The Addendum does not spend a lot of time expounding on the “or bust” portion of the argument, but that part deserves equal attention.

The principal argument of this Addendum is fairly easy to understand: If AGI / superintelligence is not achieved by the time compute clusters have reached the $100 billion to $1 trillion cost level then achieving AGI essentially through this form of scale-up is unlikely to be cost effective (compared, for example, with hiring actual researchers instead of AGI-based researchers to do research work).

If that is the scenario that plays out then the development of AGI will depend on other factors, such as discovering and utilizing new system and algorithm insights, insights that may very well have to come from the human brain.

Whether the scenario described in the Addendum plays out or not will be apparent within a few years. Consequently, for anyone who wishes to hedge their bets for the next decade, working on whole-brain emulation and the insights that come from that now makes a lot of sense.

But why whole-brain emulation and not just neuroscience in general?

In this context, think of ‘whole-brain” as pointing out the importance of understanding how algorithms utilized by different parts of the brain are used in concert to achieve things that would not be possible with a single algorithm, even if that algorithm was super-charged with compute power. Don’t focus on the “deep” learning architecture of just the prefrontal cortex. Don’t focus on the way features are combined from simple-cells to complex-cells in visual cortex. Don’t focus on the way auto-associative and hetero-associative networks are combined in entorhinal and hippocampal regions for one-shot acquisition and filtering of new episodic memory. Instead, make sure to consider the cooperation between strategies.

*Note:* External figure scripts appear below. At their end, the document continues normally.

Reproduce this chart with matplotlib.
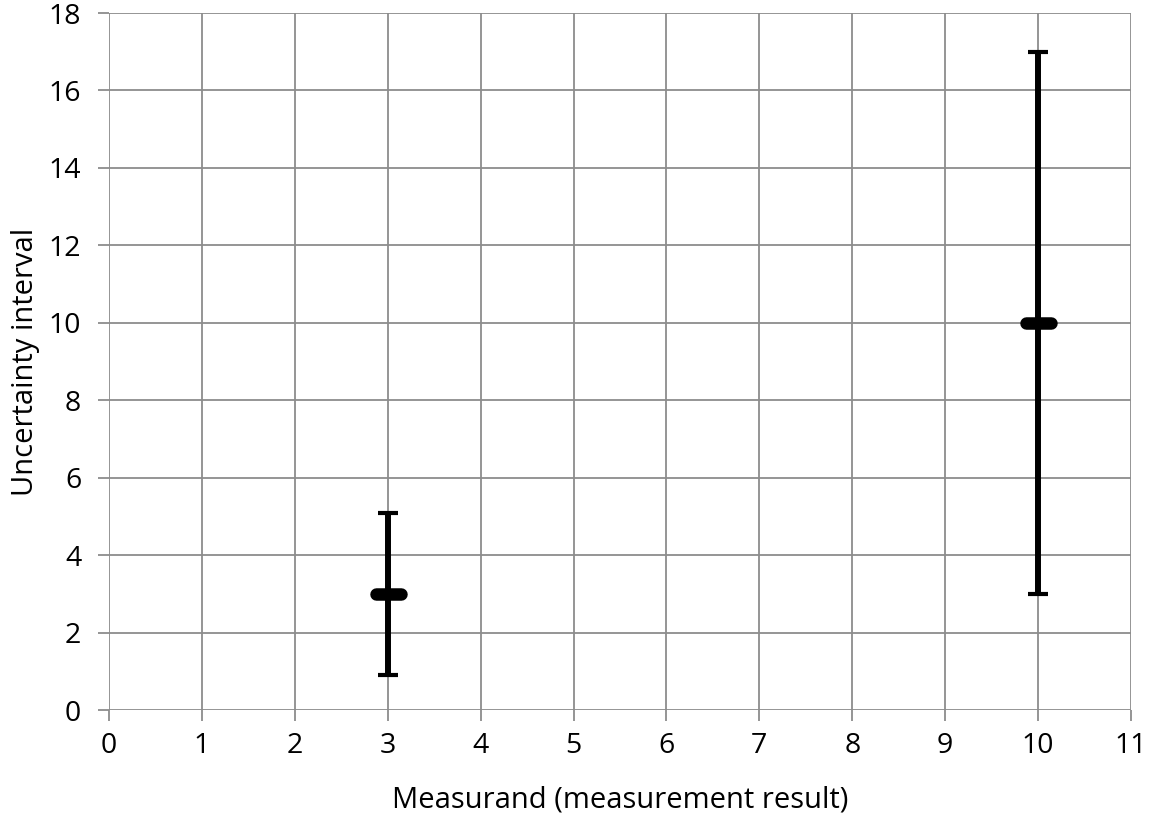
import matplotlib.pyplot as plt
from matplotlib.markers import MarkerStyle

# measurement results and their uncertainty half-widths
measurand = [3, 10]
result = [3, 10]
uncertainty = [2.1, 7]

xticks = list(range(0, 12))
yticks = list(range(0, 19, 2))

plt.rcParams['font.family'] = ['Open Sans', 'DejaVu Sans']

fig = plt.figure(figsize=(11.49, 8.23), dpi=100)
ax = fig.add_axes([0.0949, 0.1373, 0.8894, 0.8469])

ax.errorbar(measurand, result, yerr=uncertainty, fmt='none', ecolor='black',
            elinewidth=4.3, capsize=7, capthick=3, zorder=3)
ax.plot(measurand, result, linestyle='none', color='black',
        marker=MarkerStyle('_', capstyle='round'), markersize=18,
        markeredgewidth=9, zorder=4)

ax.set_xlim(0, 11)
ax.set_ylim(0, 18)
ax.set_xticks(xticks)
ax.set_yticks(yticks)
ax.grid(True, color='#8c8c8c', linewidth=1.3)
ax.set_axisbelow(True)
for s in ax.spines.values():
    s.set_visible(False)
ax.tick_params(axis='both', colors='#8c8c8c', labelcolor='black', labelsize=20.5,
               length=8, width=1.3)
ax.tick_params(axis='y', pad=12)
ax.tick_params(axis='x', pad=8)

ax.set_xlabel('Measurand (measurement result)', fontsize=21, labelpad=18)
ax.set_ylabel('Uncertainty interval', fontsize=21, labelpad=6)

fig.savefig('out.png', dpi=100)
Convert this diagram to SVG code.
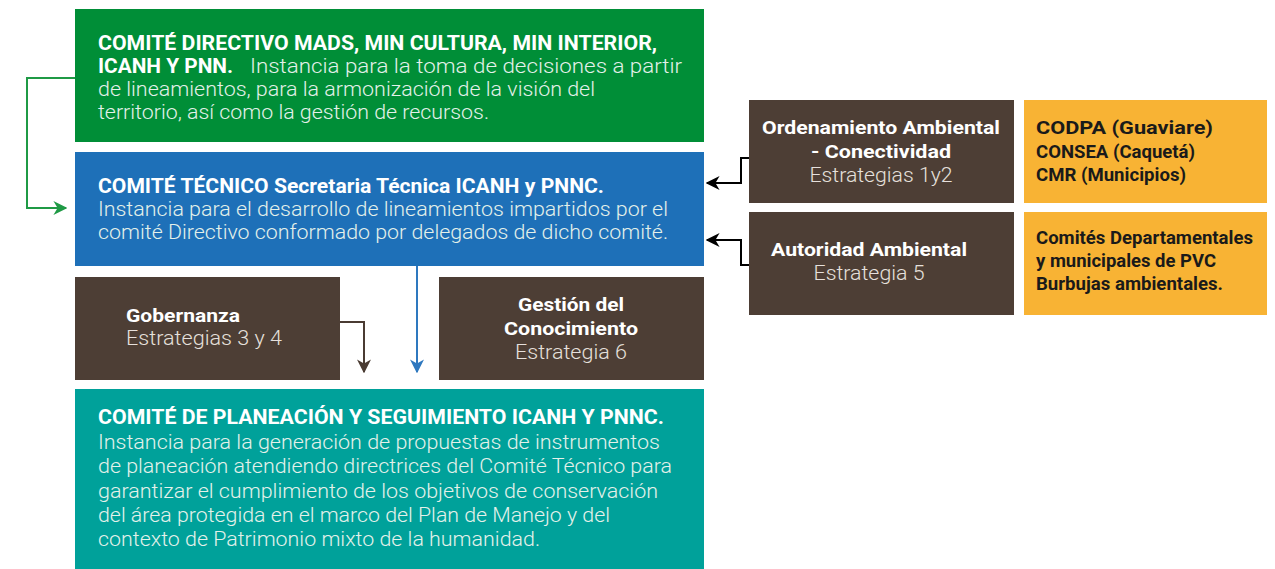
<svg xmlns="http://www.w3.org/2000/svg" width="1275" height="569" viewBox="0 0 1275 569">
<style>
text{font-family:Roboto,"Liberation Sans",sans-serif;font-size:20px}
.b{font-weight:700;fill:#ffffff}
.l{font-weight:300;fill:#e4f1ea}
.k{font-weight:700;fill:#1a1a1a;font-size:18px}
.rb{font-weight:700;fill:#ffffff;font-size:19px}
.rl{font-weight:300;fill:#e6e0dc;font-size:20px}
</style>
<defs>
<marker id="ag" viewBox="0 0 10 10" refX="9" refY="5" markerWidth="7" markerHeight="7" orient="auto"><path d="M0,0 L10,5 L0,10 L3,5 Z" fill="#1f9a45"/></marker>
<marker id="ab" viewBox="0 0 10 10" refX="9" refY="5" markerWidth="7" markerHeight="7" orient="auto"><path d="M0,0 L10,5 L0,10 L3,5 Z" fill="#2e78bf"/></marker>
<marker id="ar" viewBox="0 0 10 10" refX="9" refY="5" markerWidth="7" markerHeight="7" orient="auto"><path d="M0,0 L10,5 L0,10 L3,5 Z" fill="#4a3b32"/></marker>
<marker id="ak" viewBox="0 0 10 10" refX="9" refY="5" markerWidth="7" markerHeight="7" orient="auto"><path d="M0,0 L10,5 L0,10 L3,5 Z" fill="#000"/></marker>
</defs>
<rect width="1275" height="569" fill="#ffffff"/>
<g id="directivo">
<rect x="75" y="9" width="629" height="133" fill="#008e37"/>
<text class="b" x="98" y="50" textLength="559" lengthAdjust="spacingAndGlyphs">COMITÉ DIRECTIVO MADS, MIN CULTURA, MIN INTERIOR,</text>
<text class="b" x="98" y="73" textLength="135" lengthAdjust="spacingAndGlyphs">ICANH Y PNN.</text>
<text class="l" x="250" y="73" textLength="432" lengthAdjust="spacingAndGlyphs">Instancia para la toma de decisiones a partir</text>
<text class="l" x="98" y="96" textLength="497" lengthAdjust="spacingAndGlyphs">de lineamientos, para la armonización de la visión del</text>
<text class="l" x="98" y="119" textLength="391" lengthAdjust="spacingAndGlyphs">territorio, así como la gestión de recursos.</text>
</g>
<g id="tecnico">
<rect x="75" y="152" width="629" height="114" fill="#1e70b8"/>
<text class="b" x="98" y="193" textLength="506" lengthAdjust="spacingAndGlyphs">COMITÉ TÉCNICO Secretaria Técnica ICANH y PNNC.</text>
<text class="l" x="98" y="216" textLength="570" lengthAdjust="spacingAndGlyphs">Instancia para el desarrollo de lineamientos impartidos por el</text>
<text class="l" x="98" y="239" textLength="570" lengthAdjust="spacingAndGlyphs">comité Directivo conformado por delegados de dicho comité.</text>
</g>
<g id="gobernanza">
<rect x="75" y="277" width="265" height="103" fill="#4d3e35"/>
<text class="rb" x="126" y="322" textLength="114" lengthAdjust="spacingAndGlyphs">Gobernanza</text>
<text class="rl" x="126" y="345" textLength="156" lengthAdjust="spacingAndGlyphs">Estrategias 3 y 4</text>
</g>
<g id="gestion">
<rect x="439" y="277" width="265" height="103" fill="#4d3e35"/>
<text class="rb" x="571" y="311" text-anchor="middle" textLength="106" lengthAdjust="spacingAndGlyphs">Gestión del</text>
<text class="rb" x="571" y="335" text-anchor="middle" textLength="134" lengthAdjust="spacingAndGlyphs">Conocimiento</text>
<text class="rl" x="571" y="359" text-anchor="middle" textLength="112" lengthAdjust="spacingAndGlyphs">Estrategia 6</text>
</g>
<g id="planeacion">
<rect x="75" y="389" width="629" height="180" fill="#00a19a"/>
<text class="b" x="98" y="424" textLength="566" lengthAdjust="spacingAndGlyphs">COMITÉ DE PLANEACIÓN Y SEGUIMIENTO ICANH Y PNNC.</text>
<text class="l" x="98" y="449" textLength="562" lengthAdjust="spacingAndGlyphs">Instancia para la generación de propuestas de instrumentos</text>
<text class="l" x="98" y="473" textLength="574" lengthAdjust="spacingAndGlyphs">de planeación atendiendo directrices del Comité Técnico para</text>
<text class="l" x="98" y="498" textLength="560" lengthAdjust="spacingAndGlyphs">garantizar el cumplimiento de los objetivos de conservación</text>
<text class="l" x="98" y="522" textLength="512" lengthAdjust="spacingAndGlyphs">del área protegida en el marco del Plan de Manejo y del</text>
<text class="l" x="98" y="546" textLength="442" lengthAdjust="spacingAndGlyphs">contexto de Patrimonio mixto de la humanidad.</text>
</g>
<g id="ordenamiento">
<rect x="749" y="100" width="265" height="103" fill="#4d3e35"/>
<text class="rb" x="881" y="134" text-anchor="middle" textLength="238" lengthAdjust="spacingAndGlyphs">Ordenamiento Ambiental</text>
<text class="rb" x="881" y="158" text-anchor="middle" textLength="140" lengthAdjust="spacingAndGlyphs">- Conectividad</text>
<text class="rl" x="881" y="182" text-anchor="middle" textLength="143" lengthAdjust="spacingAndGlyphs">Estrategias 1y2</text>
</g>
<g id="autoridad">
<rect x="749" y="212" width="265" height="103" fill="#4d3e35"/>
<text class="rb" x="869" y="256" text-anchor="middle" textLength="196" lengthAdjust="spacingAndGlyphs">Autoridad Ambiental</text>
<text class="rl" x="869" y="280" text-anchor="middle" textLength="111" lengthAdjust="spacingAndGlyphs">Estrategia 5</text>
</g>
<g id="codpa">
<rect x="1024" y="100" width="243" height="103" fill="#f8b334"/>
<text class="k" x="1036" y="134" textLength="177" lengthAdjust="spacingAndGlyphs">CODPA (Guaviare)</text>
<text class="k" x="1036" y="158" textLength="159" lengthAdjust="spacingAndGlyphs">CONSEA (Caquetá)</text>
<text class="k" x="1036" y="181" textLength="150" lengthAdjust="spacingAndGlyphs">CMR (Municipios)</text>
</g>
<g id="comites">
<rect x="1024" y="212" width="243" height="103" fill="#f8b334"/>
<text class="k" x="1036" y="244" textLength="217" lengthAdjust="spacingAndGlyphs">Comités Departamentales</text>
<text class="k" x="1036" y="267" textLength="180" lengthAdjust="spacingAndGlyphs">y municipales de PVC</text>
<text class="k" x="1036" y="290" textLength="187" lengthAdjust="spacingAndGlyphs">Burbujas ambientales.</text>
</g>
<g id="connectors" fill="none" stroke-width="2">
<path d="M75,78 H27 V208 H66" stroke="#1f9a45" marker-end="url(#ag)"/>
<path d="M417,266 V372" stroke="#2e78bf" marker-end="url(#ab)"/>
<path d="M340,322 H364 V372" stroke="#4a3b32" marker-end="url(#ar)"/>
<path d="M749,158 H741 V183 H707" stroke="#000" marker-end="url(#ak)"/>
<path d="M749,265 H741 V240 H707" stroke="#000" marker-end="url(#ak)"/>
</g>
</svg>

And emulate actual circuitry at the level of detail obtained by high-resolution scans of specimen-specific brain tissue, in order to move away from purely correlational ways to make model hypotheses about brain function and towards causative circuit-level correspondence [see Jonas & Kording, 2017] that can be validated, where a single thought process depending on specific learned patterns can be followed from beginning to end.